Nic sie nie starzeje, przeciwnie wrecz - co raz bardziej sie go ceni.
Nie był nigdy jakos to mój ulubiony film,ale zawsze miałem szacunek do wykonania i ogladac - jak wiekszość filmów Mistrza Martina - też mi sie go dobrze oglądało..

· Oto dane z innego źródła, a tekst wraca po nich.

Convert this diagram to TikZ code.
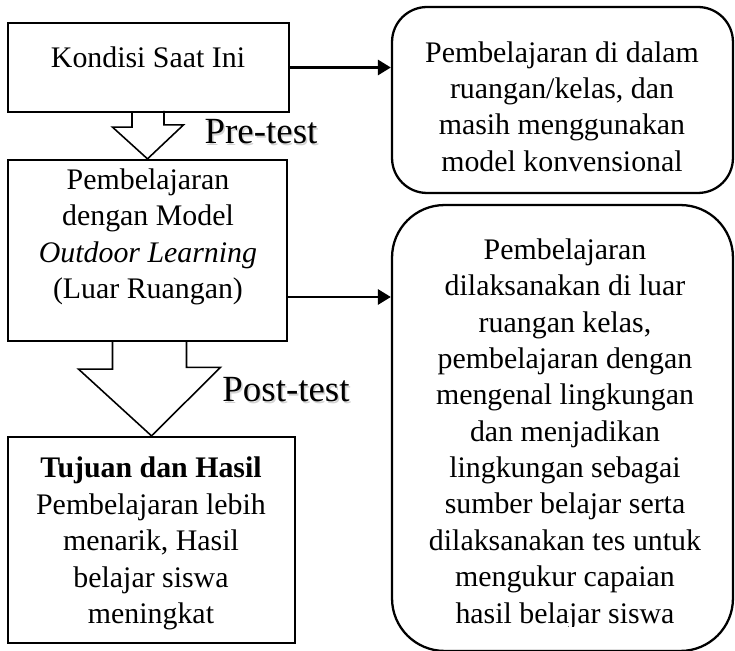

Znakomita reżyseria,zdjecia,muzyka - szczególnie ze scen z początkowej bitwy.. Świetny,przełomowy w tamtym roku(w sensie nowy rozdział - bo świetny to on był zawsze) DiCaprio, Ogólnie cienka Diaz jak na siebie też dobrze(ale to norma u Scorsese,że z każdego wydusi 150%) no i po prostu rozwalający system DDL - dla mnie to jego krecja nr1. Nawet, dla mnie, lepsza od tej również wybitnej z "Aż poleje sie krew" i tej z "Moja lewa stopa" - rola, która akurat ,co jestem w totalnym osamotnieniu, nie porwała mnie.. Day-Lewis aktorska LM + Scorsese reżyserska LM. Ten drugi pierwszemu tworzy tak fanatstyczną do brawury role,wiec nic innego niz totalny sztos z tego wyjść nie mogło..
Arcymocna "8"!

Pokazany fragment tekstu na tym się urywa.